GenBank/RefSeq Annoying Issues
- The entire GenBank directory is replace when a new version is
release. Daily releases are relative to this.
- GenBank daily release don't indicate deleted entries.
- GenBank daily filenames don't include a year, so daily files between
the beginning of the year and next release (probably Jan 15th) will not
sort in a simple manner.
- RefSeq updates it cumulative files daily as well as having separate
daily files. There is no concept of a release.
- RefSeq deleted entries are still in the older daily releases. There
no daily records indicating when an entry has been deleted.

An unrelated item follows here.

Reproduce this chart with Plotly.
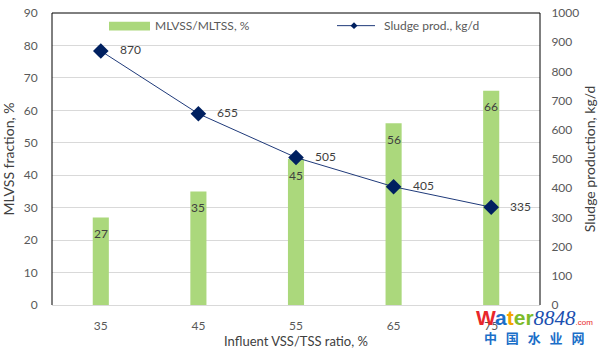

- Ocassionally, there are incorrect genbank entries that break
assumptions in this code. These are skipped by placing them an
data/ignore.idx
acc.
- MySql ISAM tables don't support foreign keys. Using
auto_increment
for id columns was a problems because
mysqlimport
would reset the numbers (or at least not insert
zero).
- Want to use disk files rather than a database to track genbank
repository files. This is faster when we need to look at all entries and
makes setup and loading multiple database servers easier. It was also
easier to implement. However this proved to be a problem for ESTs, which
require large amount of memory to handle. To reduce the memory required,
ESTs are partitioned by the first two letters of the accession.
- Don't handle realigning sequences (say to take advantage of
changes to the aligner).